What you should do | Leave out the pictures and repeat everything else in the records exactly.

[Plotting code records]
>> start
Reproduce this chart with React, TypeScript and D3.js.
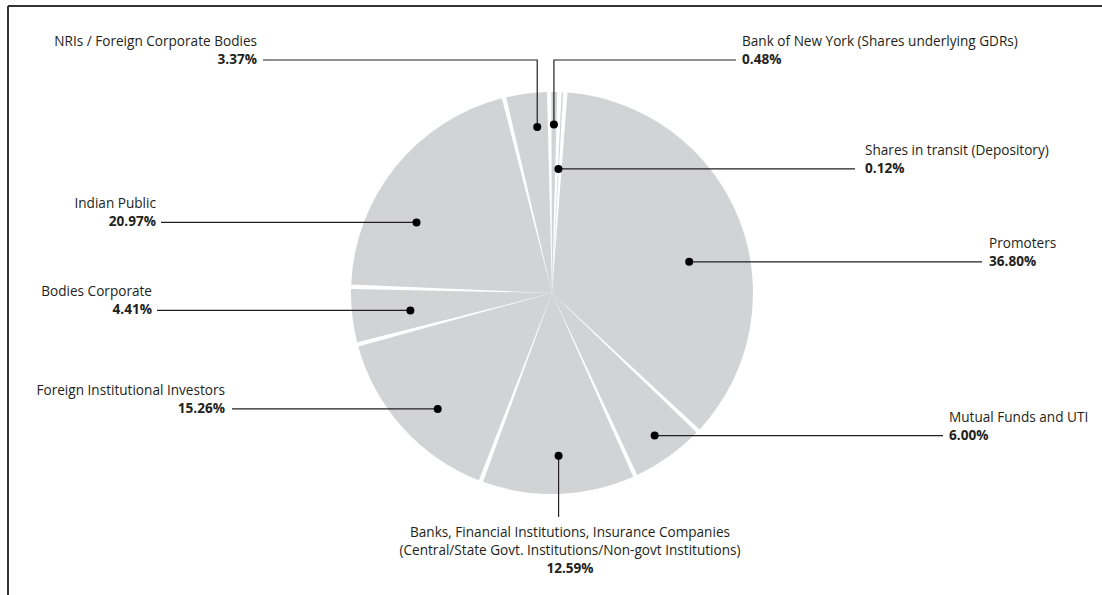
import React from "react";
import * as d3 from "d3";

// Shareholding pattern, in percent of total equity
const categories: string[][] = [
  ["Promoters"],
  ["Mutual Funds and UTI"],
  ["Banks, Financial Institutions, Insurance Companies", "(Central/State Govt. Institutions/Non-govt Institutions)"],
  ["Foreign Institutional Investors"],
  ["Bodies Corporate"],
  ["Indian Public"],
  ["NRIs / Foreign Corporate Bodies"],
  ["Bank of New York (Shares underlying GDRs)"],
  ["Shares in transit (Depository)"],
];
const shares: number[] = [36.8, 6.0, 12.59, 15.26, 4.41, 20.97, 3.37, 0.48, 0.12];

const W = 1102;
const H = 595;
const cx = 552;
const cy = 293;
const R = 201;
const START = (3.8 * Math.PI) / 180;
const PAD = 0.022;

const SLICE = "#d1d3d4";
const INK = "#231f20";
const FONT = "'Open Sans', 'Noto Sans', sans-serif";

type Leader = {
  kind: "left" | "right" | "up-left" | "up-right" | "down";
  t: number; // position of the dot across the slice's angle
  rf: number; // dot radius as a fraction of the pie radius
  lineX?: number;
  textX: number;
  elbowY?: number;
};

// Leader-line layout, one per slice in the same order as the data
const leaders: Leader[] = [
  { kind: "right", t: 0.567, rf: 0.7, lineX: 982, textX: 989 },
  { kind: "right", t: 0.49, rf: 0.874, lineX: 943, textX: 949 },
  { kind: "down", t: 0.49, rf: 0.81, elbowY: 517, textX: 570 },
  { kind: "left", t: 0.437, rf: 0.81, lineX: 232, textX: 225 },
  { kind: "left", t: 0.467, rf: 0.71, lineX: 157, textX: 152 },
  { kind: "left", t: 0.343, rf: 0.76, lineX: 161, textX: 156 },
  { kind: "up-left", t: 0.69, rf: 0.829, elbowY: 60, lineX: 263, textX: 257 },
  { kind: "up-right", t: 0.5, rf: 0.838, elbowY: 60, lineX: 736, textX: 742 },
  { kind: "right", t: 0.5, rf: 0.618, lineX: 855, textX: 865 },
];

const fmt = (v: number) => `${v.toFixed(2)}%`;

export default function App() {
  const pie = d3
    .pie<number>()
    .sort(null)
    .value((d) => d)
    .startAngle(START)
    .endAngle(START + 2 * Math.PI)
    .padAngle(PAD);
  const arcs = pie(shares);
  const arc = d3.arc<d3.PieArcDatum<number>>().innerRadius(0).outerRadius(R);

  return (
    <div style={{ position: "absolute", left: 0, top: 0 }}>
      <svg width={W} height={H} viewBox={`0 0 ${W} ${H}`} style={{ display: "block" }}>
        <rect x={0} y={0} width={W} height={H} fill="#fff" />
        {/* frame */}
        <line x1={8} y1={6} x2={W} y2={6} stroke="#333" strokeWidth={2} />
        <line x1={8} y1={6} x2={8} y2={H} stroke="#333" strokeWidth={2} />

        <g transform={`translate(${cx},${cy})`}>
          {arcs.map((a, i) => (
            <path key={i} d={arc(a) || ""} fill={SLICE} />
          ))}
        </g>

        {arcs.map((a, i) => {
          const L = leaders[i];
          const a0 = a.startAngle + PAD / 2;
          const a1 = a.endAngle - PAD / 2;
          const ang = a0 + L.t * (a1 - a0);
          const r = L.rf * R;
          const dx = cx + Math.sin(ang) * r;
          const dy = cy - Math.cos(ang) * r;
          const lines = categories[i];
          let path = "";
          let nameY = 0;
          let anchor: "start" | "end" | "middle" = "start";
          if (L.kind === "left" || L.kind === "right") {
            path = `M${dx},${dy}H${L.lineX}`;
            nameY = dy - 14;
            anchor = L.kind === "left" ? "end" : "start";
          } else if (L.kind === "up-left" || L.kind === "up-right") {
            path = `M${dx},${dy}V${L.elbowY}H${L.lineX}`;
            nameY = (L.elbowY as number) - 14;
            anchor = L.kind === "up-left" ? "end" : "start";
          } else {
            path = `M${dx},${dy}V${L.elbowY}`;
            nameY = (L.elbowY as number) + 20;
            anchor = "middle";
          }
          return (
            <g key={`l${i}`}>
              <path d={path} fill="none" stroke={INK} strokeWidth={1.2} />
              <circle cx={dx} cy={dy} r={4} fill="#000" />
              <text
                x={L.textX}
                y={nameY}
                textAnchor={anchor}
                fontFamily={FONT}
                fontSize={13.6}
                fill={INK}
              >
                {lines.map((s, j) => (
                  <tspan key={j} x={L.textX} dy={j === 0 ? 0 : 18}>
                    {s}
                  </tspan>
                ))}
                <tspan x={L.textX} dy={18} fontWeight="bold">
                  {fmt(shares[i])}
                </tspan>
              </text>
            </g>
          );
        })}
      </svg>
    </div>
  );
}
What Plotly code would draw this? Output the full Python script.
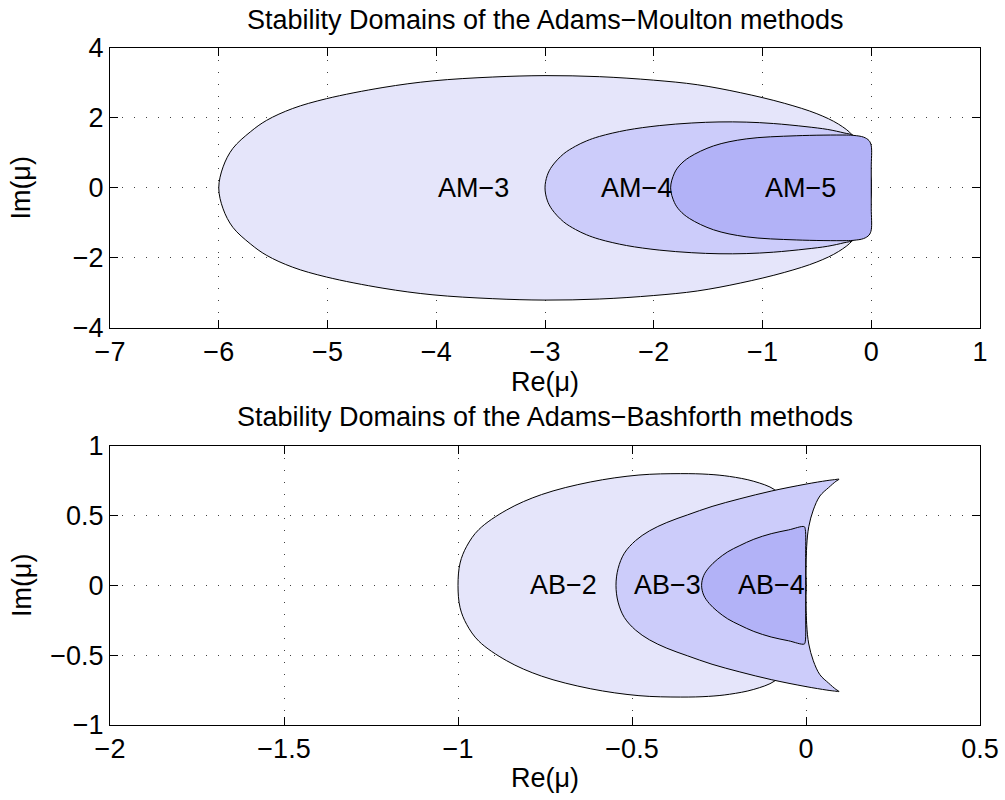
>> end
Answer to the task |
Reproduce this chart with React, TypeScript and D3.js.
import React from "react";
import * as d3 from "d3";

// Shareholding pattern, in percent of total equity
const categories: string[][] = [
  ["Promoters"],
  ["Mutual Funds and UTI"],
  ["Banks, Financial Institutions, Insurance Companies", "(Central/State Govt. Institutions/Non-govt Institutions)"],
  ["Foreign Institutional Investors"],
  ["Bodies Corporate"],
  ["Indian Public"],
  ["NRIs / Foreign Corporate Bodies"],
  ["Bank of New York (Shares underlying GDRs)"],
  ["Shares in transit (Depository)"],
];
const shares: number[] = [36.8, 6.0, 12.59, 15.26, 4.41, 20.97, 3.37, 0.48, 0.12];

const W = 1102;
const H = 595;
const cx = 552;
const cy = 293;
const R = 201;
const START = (3.8 * Math.PI) / 180;
const PAD = 0.022;

const SLICE = "#d1d3d4";
const INK = "#231f20";
const FONT = "'Open Sans', 'Noto Sans', sans-serif";

type Leader = {
  kind: "left" | "right" | "up-left" | "up-right" | "down";
  t: number; // position of the dot across the slice's angle
  rf: number; // dot radius as a fraction of the pie radius
  lineX?: number;
  textX: number;
  elbowY?: number;
};

// Leader-line layout, one per slice in the same order as the data
const leaders: Leader[] = [
  { kind: "right", t: 0.567, rf: 0.7, lineX: 982, textX: 989 },
  { kind: "right", t: 0.49, rf: 0.874, lineX: 943, textX: 949 },
  { kind: "down", t: 0.49, rf: 0.81, elbowY: 517, textX: 570 },
  { kind: "left", t: 0.437, rf: 0.81, lineX: 232, textX: 225 },
  { kind: "left", t: 0.467, rf: 0.71, lineX: 157, textX: 152 },
  { kind: "left", t: 0.343, rf: 0.76, lineX: 161, textX: 156 },
  { kind: "up-left", t: 0.69, rf: 0.829, elbowY: 60, lineX: 263, textX: 257 },
  { kind: "up-right", t: 0.5, rf: 0.838, elbowY: 60, lineX: 736, textX: 742 },
  { kind: "right", t: 0.5, rf: 0.618, lineX: 855, textX: 865 },
];

const fmt = (v: number) => `${v.toFixed(2)}%`;

export default function App() {
  const pie = d3
    .pie<number>()
    .sort(null)
    .value((d) => d)
    .startAngle(START)
    .endAngle(START + 2 * Math.PI)
    .padAngle(PAD);
  const arcs = pie(shares);
  const arc = d3.arc<d3.PieArcDatum<number>>().innerRadius(0).outerRadius(R);

  return (
    <div style={{ position: "absolute", left: 0, top: 0 }}>
      <svg width={W} height={H} viewBox={`0 0 ${W} ${H}`} style={{ display: "block" }}>
        <rect x={0} y={0} width={W} height={H} fill="#fff" />
        {/* frame */}
        <line x1={8} y1={6} x2={W} y2={6} stroke="#333" strokeWidth={2} />
        <line x1={8} y1={6} x2={8} y2={H} stroke="#333" strokeWidth={2} />

        <g transform={`translate(${cx},${cy})`}>
          {arcs.map((a, i) => (
            <path key={i} d={arc(a) || ""} fill={SLICE} />
          ))}
        </g>

        {arcs.map((a, i) => {
          const L = leaders[i];
          const a0 = a.startAngle + PAD / 2;
          const a1 = a.endAngle - PAD / 2;
          const ang = a0 + L.t * (a1 - a0);
          const r = L.rf * R;
          const dx = cx + Math.sin(ang) * r;
          const dy = cy - Math.cos(ang) * r;
          const lines = categories[i];
          let path = "";
          let nameY = 0;
          let anchor: "start" | "end" | "middle" = "start";
          if (L.kind === "left" || L.kind === "right") {
            path = `M${dx},${dy}H${L.lineX}`;
            nameY = dy - 14;
            anchor = L.kind === "left" ? "end" : "start";
          } else if (L.kind === "up-left" || L.kind === "up-right") {
            path = `M${dx},${dy}V${L.elbowY}H${L.lineX}`;
            nameY = (L.elbowY as number) - 14;
            anchor = L.kind === "up-left" ? "end" : "start";
          } else {
            path = `M${dx},${dy}V${L.elbowY}`;
            nameY = (L.elbowY as number) + 20;
            anchor = "middle";
          }
          return (
            <g key={`l${i}`}>
              <path d={path} fill="none" stroke={INK} strokeWidth={1.2} />
              <circle cx={dx} cy={dy} r={4} fill="#000" />
              <text
                x={L.textX}
                y={nameY}
                textAnchor={anchor}
                fontFamily={FONT}
                fontSize={13.6}
                fill={INK}
              >
                {lines.map((s, j) => (
                  <tspan key={j} x={L.textX} dy={j === 0 ? 0 : 18}>
                    {s}
                  </tspan>
                ))}
                <tspan x={L.textX} dy={18} fontWeight="bold">
                  {fmt(shares[i])}
                </tspan>
              </text>
            </g>
          );
        })}
      </svg>
    </div>
  );
}
What Plotly code would draw this? Output the full Python script.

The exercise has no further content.